Injection Flaw: – It is a traditional and most commonly exploited vulnerability. An attacker exploits this flaw by providing a malicious input also known as an injection. The attacker’s injected data tricks the interpreter into executing unintended commands or changing data. SQL Injection is a kind of injection flaw. Such type of injection attack can result in data loss or corruption, lack of accountability, or denial of access. Injection can sometimes lead to complete host takeover.

Cross Site Scripting (XSS): – This is a variant of the Injection attack. Here an attacker primary aim is to execute a script using the malicious way of injection to execute a script on a page. But this isn’t the actual attack; this is just planting the seed. The actual attack happens when a victim visits the injected page and the attacker can hijack the user session, capture user data, redirect to other website. This attack can also be used to deface the UI.

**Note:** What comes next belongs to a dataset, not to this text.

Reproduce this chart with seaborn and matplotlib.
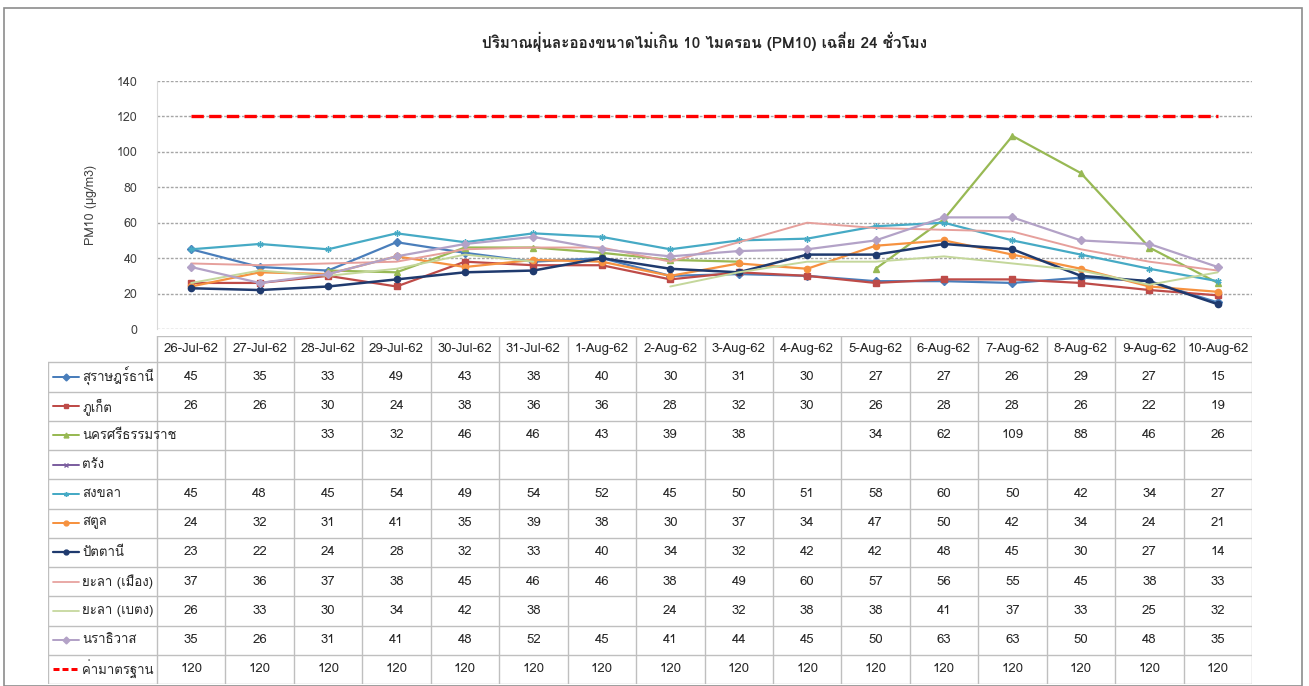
import numpy as np
import pandas as pd
import seaborn as sns
import matplotlib
matplotlib.use("Agg")
import matplotlib.pyplot as plt
from matplotlib import font_manager
from matplotlib.ft2font import FT2Font

nan = np.nan

dates = ["26-Jul-62", "27-Jul-62", "28-Jul-62", "29-Jul-62", "30-Jul-62", "31-Jul-62",
         "1-Aug-62", "2-Aug-62", "3-Aug-62", "4-Aug-62", "5-Aug-62", "6-Aug-62",
         "7-Aug-62", "8-Aug-62", "9-Aug-62", "10-Aug-62"]

surat = [45, 35, 33, 49, 43, 38, 40, 30, 31, 30, 27, 27, 26, 29, 27, 15]
phuket = [26, 26, 30, 24, 38, 36, 36, 28, 32, 30, 26, 28, 28, 26, 22, 19]
nakhon = [nan, nan, 33, 32, 46, 46, 43, 39, 38, nan, 34, 62, 109, 88, 46, 26]
trang = [nan] * 16
songkhla = [45, 48, 45, 54, 49, 54, 52, 45, 50, 51, 58, 60, 50, 42, 34, 27]
satun = [24, 32, 31, 41, 35, 39, 38, 30, 37, 34, 47, 50, 42, 34, 24, 21]
pattani = [23, 22, 24, 28, 32, 33, 40, 34, 32, 42, 42, 48, 45, 30, 27, 14]
yala_muang = [37, 36, 37, 38, 45, 46, 46, 38, 49, 60, 57, 56, 55, 45, 38, 33]
yala_betong = [26, 33, 30, 34, 42, 38, nan, 24, 32, 38, 38, 41, 37, 33, 25, 32]
narathiwat = [35, 26, 31, 41, 48, 52, 45, 41, 44, 45, 50, 63, 63, 50, 48, 35]
standard = [120] * 16

names = ["สุราษฎร์ธานี", "ภูเก็ต", "นครศรีธรรมราช", "ตรัง", "สงขลา", "สตูล",
         "ปัตตานี", "ยะลา (เมือง)", "ยะลา (เบตง)", "นราธิวาส", "ค่ามาตรฐาน"]
series = [surat, phuket, nakhon, trang, songkhla, satun, pattani,
          yala_muang, yala_betong, narathiwat, standard]

# colour, marker, linestyle, linewidth
styles = [
    ("#4A7EBB", "D", "-", 1.6),
    ("#BE4B48", "s", "-", 1.6),
    ("#98B954", "^", "-", 1.6),
    ("#7D60A0", "x", "-", 1.6),
    ("#46AAC5", (6, 2, 0), "-", 1.6),
    ("#F69240", "o", "-", 1.6),
    ("#1F3A6E", "o", "-", 1.8),
    ("#E6A09C", None, "-", 1.4),
    ("#C4D79B", None, "-", 1.4),
    ("#B3A2C7", "D", "-", 1.6),
    ("#FF0000", None, "--", 2.4),
]

sns.set_style("white")

# find a font with Thai glyphs
thai_font = None
for f in font_manager.fontManager.ttflist:
    try:
        if 0x0E01 in FT2Font(f.fname).get_charmap():
            thai_font = f.name
            break
    except Exception:
        pass
fams = ([thai_font] if thai_font else []) + ["DejaVu Sans"]
plt.rcParams["font.family"] = fams

W, H = 1309, 686
fig = plt.figure(figsize=(W / 100, H / 100), dpi=100)
fig.patches.append(plt.Rectangle((4 / W, 0), 1298 / W, 1 - 8 / H, transform=fig.transFigure,
                                 fill=False, edgecolor="#8C8C8C", linewidth=1.2))


def fx(px):
    return px / W


def fy(py):
    return 1 - py / H


x = np.arange(len(dates))

# ---- chart ----
ax = fig.add_axes([fx(157), fy(329), fx(1252) - fx(157), fy(81) - fy(329)])
for name, vals, (c, m, ls, lw) in zip(names, series, styles):
    v = np.array(vals, dtype=float)
    if np.all(np.isnan(v)):
        continue
    # break lines at missing values
    seg = np.cumsum(np.isnan(v))
    df = pd.DataFrame({"x": x, "y": v, "seg": seg}).dropna()
    for _, d in df.groupby("seg"):
        sns.lineplot(data=d, x="x", y="y", ax=ax, color=c, marker=m, linestyle=ls,
                     linewidth=lw, markersize=4.5, markeredgecolor=c, markeredgewidth=1.0,
                     dashes=False if ls == "-" else (2.2, 1.3))

ax.set_xlim(-0.5, 15.5)
ax.set_ylim(0, 140)
ax.set_yticks(range(0, 141, 20))
ax.tick_params(axis="y", length=0, labelsize=9, colors="#404040", pad=14)
ax.set_xticks([])
ax.set_xlabel("")
ax.set_ylabel("PM10 (µg/m3)", fontsize=9, color="#404040", labelpad=14)
ax.grid(axis="y", color="#A6A6A6", linestyle=(0, (2, 1.2)), linewidth=1.0)
for s in ["top", "right", "bottom"]:
    ax.spines[s].set_visible(False)
ax.spines["left"].set_color("#D9D9D9")
ax.set_title("ปริมาณฝุ่นละอองขนาดไม่เกิน 10 ไมครอน (PM10) เฉลี่ย 24 ชั่วโมง",
             fontsize=11, fontweight="bold", color="#262626", pad=24)

# ---- data table ----
legw = (157 - 48) / ((1252 - 157) / 16)
x0 = -0.5 - legw
hh = 0.9
nrows = len(names)
tax = fig.add_axes([fx(48), fy(684), fx(1252) - fx(48), fy(336) - fy(684)])
tax.set_xlim(x0, 15.5)
tax.set_ylim(hh + nrows, 0)
tax.axis("off")
lc = "#BFBFBF"
for k in range(17):
    tax.plot([-0.5 + k, -0.5 + k], [0, hh + nrows], color=lc, lw=1)
tax.plot([x0, x0], [hh, hh + nrows], color=lc, lw=1)
tax.plot([-0.5, 15.5], [0, 0], color=lc, lw=1)
for i in range(nrows + 1):
    tax.plot([x0, 15.5], [hh + i, hh + i], color=lc, lw=1)
for j, d in enumerate(dates):
    tax.text(j, hh / 2, d, ha="center", va="center", fontsize=9.5, color="#262626")
for i, (name, vals, (c, m, ls, lw)) in enumerate(zip(names, series, styles)):
    yc = hh + i + 0.5
    tax.plot([x0 + 0.07, x0 + 0.45], [yc, yc], color=c, lw=lw * 0.9,
             linestyle=ls if ls == "-" else (0, (2, 1)))
    if m is not None:
        tax.plot([x0 + 0.26], [yc], color=c, marker=m, markersize=3.5,
                 markeredgecolor=c, markeredgewidth=1)
    tax.text(x0 + 0.5, yc, name, ha="left", va="center", fontsize=9.5, color="#262626")
    for j, v in enumerate(vals):
        if not np.isnan(v):
            tax.text(j, yc, f"{int(v)}", ha="center", va="center", fontsize=9.5, color="#262626")

fig.savefig("out.png", dpi=100)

Cross Site Request Forgery (CSRF): – This attack forces a logged on victims browser to send a pre-authenticated request to a vulnerable web application, which then perform a malicious function for the attacker. Attackers can cause victims to change any data the victim is allowed to change or perform any function the victim is authorized to use.

Missing Function Level Access Control: – Most web application comes with page level access control but each page performs the operation by calling certain functions. If those functions don’t have access controls then they can be used directly by malicious actors. Administrative functions are key targets in this attack.

Sensitive Data Exposure: – If the network traffic is not encrypted properly, it exposes individual users’ data to the network and can lead to account theft. If a high level application user account is compromised then the entire application is on risk.

Broken Authentication & Session Management: – If the account credentials and session tokens are not properly protected, attacker compromise passwords, keys or authentication to assume other users’ identities. This makes some or even all accounts vulnerable to attacks. Once successful, the attacker can do anything the victim account is privileged to.

OTP Flooding: – An attacker can trigger the application to send infinite OTPs to the registered or provided mobile number exhausting the SMS and resources of the Server which could potentially lead to denial of service.

Malicious File Upload: – Application vulnerable to malicious file upload allows the attacker to upload or transfer files of dangerous types that can be automatically processed within the application’s environment.

The key for developing secured application is to stay updated in understanding the new vulnerabilities and using latest technologies. A malicious actor doesn’t needs to be a good developer for carrying out the attack but a good developer needs to think like an attacker to build secure applications.